## Start Supplied material

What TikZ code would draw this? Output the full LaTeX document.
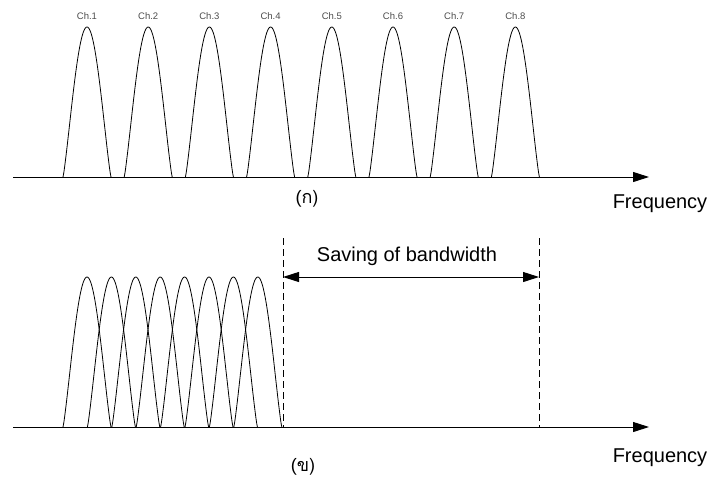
\documentclass[tikz,border=0pt]{standalone}
\usepackage{fontspec}
\setmainfont{Liberation Sans}
\newfontfamily\thaifont[Script=Thai]{Loma}
\usetikzlibrary{arrows.meta}
\tikzset{
  bump/.style={line width=0.8pt, black},
  axisline/.style={line width=1pt, -{Triangle[length=16pt,width=10pt]}},
  dimline/.style={line width=1pt, {Triangle[length=16pt,width=10pt]}-{Triangle[length=16pt,width=10pt]}},
  guide/.style={line width=0.8pt, dash pattern=on 7pt off 4pt},
  chlabel/.style={font=\fontsize{9.5}{11}\selectfont, text=black!70, inner sep=0pt},
  biglabel/.style={font=\fontsize{20}{24}\selectfont, inner sep=0pt},
  caption/.style={font=\fontsize{18}{22}\selectfont, inner sep=0pt}
}
\begin{document}
\begin{tikzpicture}[x=1pt,y=-1pt]
\useasboundingbox (0,0) rectangle (712,480);
% ---------- top panel (ก) ----------
\coordinate (a1s) at (13,177);
\coordinate (a1e) at (649,177);
\foreach \i in {0,...,7}{
  \pgfmathsetmacro{\cx}{87+61.2*\i}
  \draw[bump] plot[domain=-24:24, samples=61, smooth] ({\cx+\x},{177-150*(max(cos(\x*180/48),0))^1.2});
  \pgfmathtruncatemacro{\n}{\i+1}
  \node[chlabel] (ch\n) at (\cx,16) {Ch.\n};
}
\draw[axisline] (a1s) -- (a1e);
\node[caption] (capa) at (307,199) {(\thaifont ก)};
\node[biglabel] (freqa) at (660,204) {Frequency};
% ---------- bottom panel (ข) ----------
\coordinate (a2s) at (13,427);
\coordinate (a2e) at (649,427);
\foreach \i in {0,...,7}{
  \pgfmathsetmacro{\cx}{87+24.4*\i}
  \draw[bump] plot[domain=-24:24, samples=61, smooth] ({\cx+\x},{427-150*(max(cos(\x*180/48),0))^1.2});
}
\coordinate (d1t) at (283,238);
\coordinate (d1b) at (283,427);
\coordinate (d2t) at (539,238);
\coordinate (d2b) at (539,427);
\draw[guide] (d1t) -- (d1b);
\draw[guide] (d2t) -- (d2b);
\coordinate (s1) at (283,277);
\coordinate (s2) at (539,277);
\draw[dimline] (s1) -- (s2);
\draw[axisline] (a2s) -- (a2e);
\node[biglabel] (save) at (407,256) {Saving of bandwidth};
\node[caption] (capb) at (303,467) {(\thaifont ข)};
\node[biglabel] (freqb) at (660,458) {Frequency};
\end{tikzpicture}
\end{document}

## End Supplied material

**Given exercise:** Without the pictures, retype the whole of the material above exactly.

**Reply:**
What TikZ code would draw this? Output the full LaTeX document.
\documentclass[tikz,border=0pt]{standalone}
\usepackage{fontspec}
\setmainfont{Liberation Sans}
\newfontfamily\thaifont[Script=Thai]{Loma}
\usetikzlibrary{arrows.meta}
\tikzset{
  bump/.style={line width=0.8pt, black},
  axisline/.style={line width=1pt, -{Triangle[length=16pt,width=10pt]}},
  dimline/.style={line width=1pt, {Triangle[length=16pt,width=10pt]}-{Triangle[length=16pt,width=10pt]}},
  guide/.style={line width=0.8pt, dash pattern=on 7pt off 4pt},
  chlabel/.style={font=\fontsize{9.5}{11}\selectfont, text=black!70, inner sep=0pt},
  biglabel/.style={font=\fontsize{20}{24}\selectfont, inner sep=0pt},
  caption/.style={font=\fontsize{18}{22}\selectfont, inner sep=0pt}
}
\begin{document}
\begin{tikzpicture}[x=1pt,y=-1pt]
\useasboundingbox (0,0) rectangle (712,480);
% ---------- top panel (ก) ----------
\coordinate (a1s) at (13,177);
\coordinate (a1e) at (649,177);
\foreach \i in {0,...,7}{
  \pgfmathsetmacro{\cx}{87+61.2*\i}
  \draw[bump] plot[domain=-24:24, samples=61, smooth] ({\cx+\x},{177-150*(max(cos(\x*180/48),0))^1.2});
  \pgfmathtruncatemacro{\n}{\i+1}
  \node[chlabel] (ch\n) at (\cx,16) {Ch.\n};
}
\draw[axisline] (a1s) -- (a1e);
\node[caption] (capa) at (307,199) {(\thaifont ก)};
\node[biglabel] (freqa) at (660,204) {Frequency};
% ---------- bottom panel (ข) ----------
\coordinate (a2s) at (13,427);
\coordinate (a2e) at (649,427);
\foreach \i in {0,...,7}{
  \pgfmathsetmacro{\cx}{87+24.4*\i}
  \draw[bump] plot[domain=-24:24, samples=61, smooth] ({\cx+\x},{427-150*(max(cos(\x*180/48),0))^1.2});
}
\coordinate (d1t) at (283,238);
\coordinate (d1b) at (283,427);
\coordinate (d2t) at (539,238);
\coordinate (d2b) at (539,427);
\draw[guide] (d1t) -- (d1b);
\draw[guide] (d2t) -- (d2b);
\coordinate (s1) at (283,277);
\coordinate (s2) at (539,277);
\draw[dimline] (s1) -- (s2);
\draw[axisline] (a2s) -- (a2e);
\node[biglabel] (save) at (407,256) {Saving of bandwidth};
\node[caption] (capb) at (303,467) {(\thaifont ข)};
\node[biglabel] (freqb) at (660,458) {Frequency};
\end{tikzpicture}
\end{document}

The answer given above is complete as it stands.